_Task prompt_.
Each line holding the word "React" counts once; give the total and nothing more.
* start *
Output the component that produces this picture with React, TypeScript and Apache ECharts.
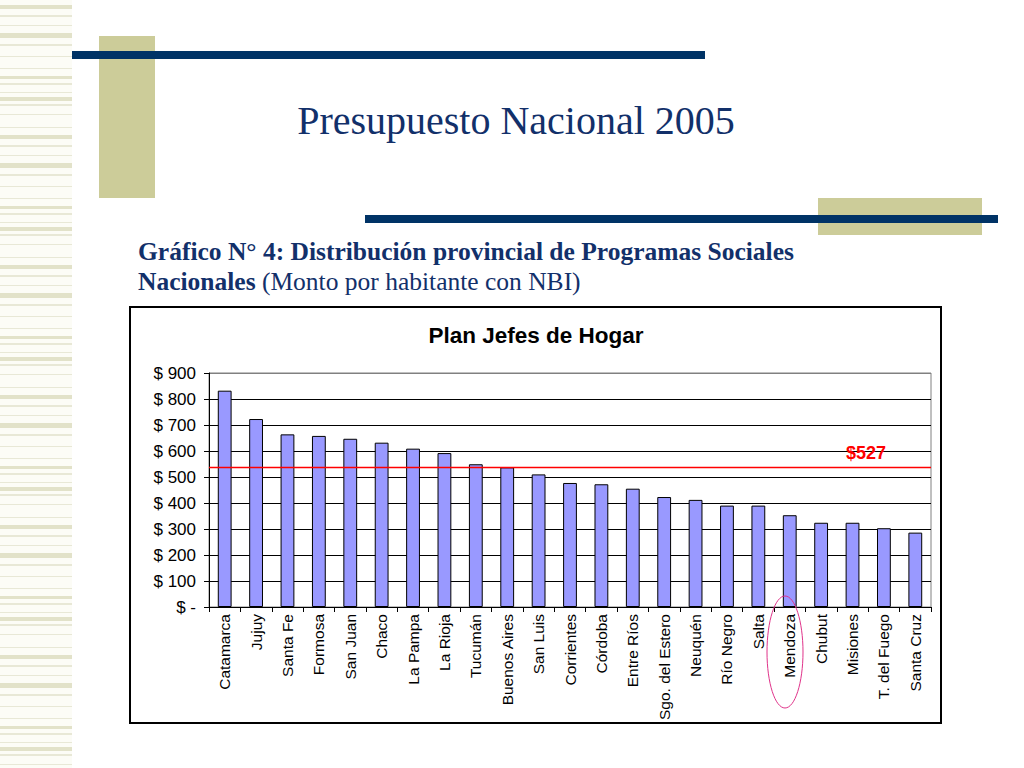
import React, { useEffect, useRef } from "react";
import * as echarts from "echarts";

const provinces = [
  "Catamarca", "Jujuy", "Santa Fe", "Formosa", "San Juan", "Chaco", "La Pampa",
  "La Rioja", "Tucumán", "Buenos Aires", "San Luis", "Corrientes", "Córdoba",
  "Entre Ríos", "Sgo. del Estero", "Neuquén", "Río Negro", "Salta", "Mendoza",
  "Chubut", "Misiones", "T. del Fuego", "Santa Cruz",
];
const montos = [
  832, 723, 664, 658, 647, 632, 609, 592, 549, 537, 510, 477, 472, 455, 423,
  412, 390, 390, 353, 324, 324, 303, 286,
];
const yTicks = [0, 100, 200, 300, 400, 500, 600, 700, 800, 900];
const promedioLabel = "$527";
const promedioLine = 538;

const stripePattern: [number, number, string][] = [
  [0, 4, "#E2E2C9"], [10, 2, "#E8E8D6"], [20, 1, "#E8E8D6"], [28, 5, "#E2E2C9"],
  [39, 2, "#E8E8D6"], [51, 1, "#E8E8D6"], [63, 1, "#E8E8D6"], [71, 3, "#E2E2C9"],
  [78, 2, "#E8E8D6"], [87, 1, "#E8E8D6"], [92, 4, "#E2E2C9"], [99, 2, "#E8E8D6"],
  [109, 1, "#E8E8D6"], [122, 1, "#E8E8D6"],
];

export default function App() {
  const ref = useRef<HTMLDivElement>(null);
  useEffect(() => {
    if (!ref.current) return;
    const chart = echarts.init(ref.current, null, { renderer: "svg" });

    const stripes: any[] = [];
    for (let base = 5; base < 768; base += 130) {
      for (const [off, h, c] of stripePattern) {
        if (base + off < 768) {
          stripes.push({
            type: "rect",
            shape: { x: 0, y: base + off, width: 72, height: h },
            style: { fill: c },
            silent: true,
          });
        }
      }
    }

    const navy = "#003366";
    const beige = "#CCCC99";
    const textNavy = "#12306A";
    const sans = '"Liberation Sans", Arial, sans-serif';

    const splitColors = yTicks.map((v) => (v === 900 ? "#808080" : "#000000"));

    chart.setOption({
      animation: false,
      backgroundColor: "#ffffff",
      graphic: [
        { type: "rect", shape: { x: 0, y: 0, width: 72, height: 768 }, style: { fill: "#FCFCF6" }, silent: true },
        ...stripes,
        { type: "rect", shape: { x: 99, y: 36, width: 56, height: 162 }, style: { fill: beige } },
        { type: "rect", shape: { x: 72, y: 51, width: 633, height: 8 }, style: { fill: navy } },
        { type: "rect", shape: { x: 818, y: 198, width: 164, height: 37 }, style: { fill: beige } },
        { type: "rect", shape: { x: 365, y: 215, width: 633, height: 8 }, style: { fill: navy } },
        {
          type: "text",
          x: 516,
          y: 120,
          style: {
            text: "Presupuesto Nacional 2005",
            fill: textNavy,
            font: '40px "Liberation Serif", "DejaVu Serif", serif',
            align: "center",
            verticalAlign: "middle",
          },
        },
        {
          type: "text",
          x: 138,
          y: 251,
          style: {
            text: "Gráfico N° 4: Distribución provincial de Programas Sociales",
            fill: textNavy,
            font: 'bold 25.5px "Liberation Serif", serif',
            align: "left",
            verticalAlign: "middle",
          },
        },
        {
          type: "text",
          x: 138,
          y: 281,
          style: {
            text: "{b|Nacionales}{n| (Monto por habitante con NBI)}",
            align: "left",
            verticalAlign: "middle",
            rich: {
              b: { fill: textNavy, font: 'bold 25.5px "Liberation Serif", serif' },
              n: { fill: textNavy, font: '25.5px "Liberation Serif", serif' },
            },
          },
        },
        {
          type: "rect",
          shape: { x: 130, y: 307, width: 811, height: 416 },
          style: { fill: "none", stroke: "#000000", lineWidth: 2 },
          z: 0,
        },
        {
          type: "text",
          x: 536,
          y: 335,
          style: {
            text: "Plan Jefes de Hogar",
            fill: "#000000",
            font: 'bold 22.5px "Liberation Sans", Arial, sans-serif',
            align: "center",
            verticalAlign: "middle",
          },
        },
        {
          type: "ellipse",
          shape: { cx: 785, cy: 652, rx: 18, ry: 56 },
          style: { fill: "none", stroke: "#E0338A", lineWidth: 1 },
          z: 100,
        },
      ],
      grid: {
        left: 209,
        right: 93,
        top: 373,
        bottom: 161,
        show: true,
        borderColor: "#808080",
        borderWidth: 1,
        backgroundColor: "transparent",
      },
      xAxis: {
        type: "category",
        data: provinces,
        axisLine: { lineStyle: { color: "#000", width: 1 } },
        axisTick: { show: true, length: 5, lineStyle: { color: "#000" } },
        axisLabel: {
          rotate: 90,
          interval: 0,
          margin: 7,
          color: "#000",
          fontSize: 15.5,
          fontFamily: sans,
        },
      },
      yAxis: {
        type: "value",
        min: 0,
        max: 900,
        interval: 100,
        axisLine: { show: true, lineStyle: { color: "#000", width: 1 } },
        axisTick: { show: true, length: 5, lineStyle: { color: "#000" } },
        splitLine: { show: true, lineStyle: { color: splitColors, width: 1 } },
        axisLabel: {
          color: "#000",
          fontSize: 17,
          margin: 13,
          fontFamily: sans,
          formatter: (v: number) => (v === 0 ? "$ -" : "$ " + v),
        },
      },
      series: [
        {
          type: "bar",
          data: montos,
          barWidth: "44%",
          itemStyle: { color: "#9999FF", borderColor: "#000", borderWidth: 1 },
          markLine: {
            silent: true,
            symbol: "none",
            z: 10,
            data: [{ yAxis: promedioLine, lineStyle: { color: "#FF0000", width: 1.3, type: "solid" } }],
            lineStyle: { color: "#FF0000", width: 1.3, type: "solid", opacity: 1 },
            label: {
              show: true,
              formatter: promedioLabel,
              position: "insideEndTop",
              color: "#FF0000",
              fontWeight: "bold",
              fontSize: 18,
              fontFamily: sans,
              padding: [0, 40, 0, 0],
              distance: 5,
            },
          },
        },
      ],
    });
    return () => chart.dispose();
  }, []);
  return (
    <div
      ref={ref}
      style={{ position: "fixed", left: 0, top: 0, width: 1024, height: 768 }}
    />
  );
}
* end *
_Task result_.
2